I liked Enterprise before the producers gave up on it & it turned into Land of the Trekkie Fanwanks in the last season.

I believe the “mobile emitter” is a unique device and they cannot build another.

Ethics would forbid me from making a copy of a sentient intelligence just as it would prevent me from cloning people in the transporter.

Except Janeway, murderous bitch that she was, didn’t believe the Doctor was a person for quite a while; she simply tolerated the crew’s treating him that way.

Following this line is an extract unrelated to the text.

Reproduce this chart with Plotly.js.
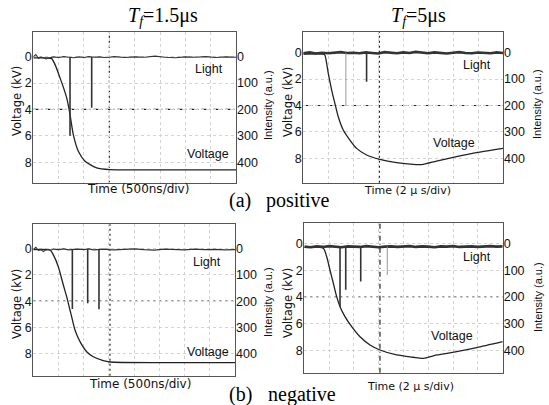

My explanation is that, in the Trekverse, copyright violation was so reviled that it came to be regarded as being as heinous as our worst sexual taboos. To Voyager’s crew, solving the problem of lacking a medical staff by making a copy of the Doctor seemed like having sex with the corpses of adolescent German Shepherds: so unnatural and repellent no one even suggested it. :wink:

There was a STNG episode about that.

Actually, you’ve caught me out. My post was pure band-wagon jumping. I don’t think that, for the most part, anything about Enterprise was noticably worse than any other Star Trek series.

Because they all sucked in equal measure.

:: smiles the serene smile of a man who knows he is about to die ::

I really don’t get the Enterprise hate. It was a Star Trek show. Scott Bakula is cute.

I never really expected great things.

Perhaps I was exaggerating on “silent” but that song was a bit much for me. Any version of it.

And I really enjoy watching Trip run around the ship in his underwear.

Why yes, I am shallow.

You won’t know when they’re coming, but they’re coming.

:wink:

Mrs. Plant is a Quantum Leap fan. I am not, but I’ve seen parts of it. It always seemed to me that Bakula had leapt into a Star Fleet captain and was at a loss as to how to behave.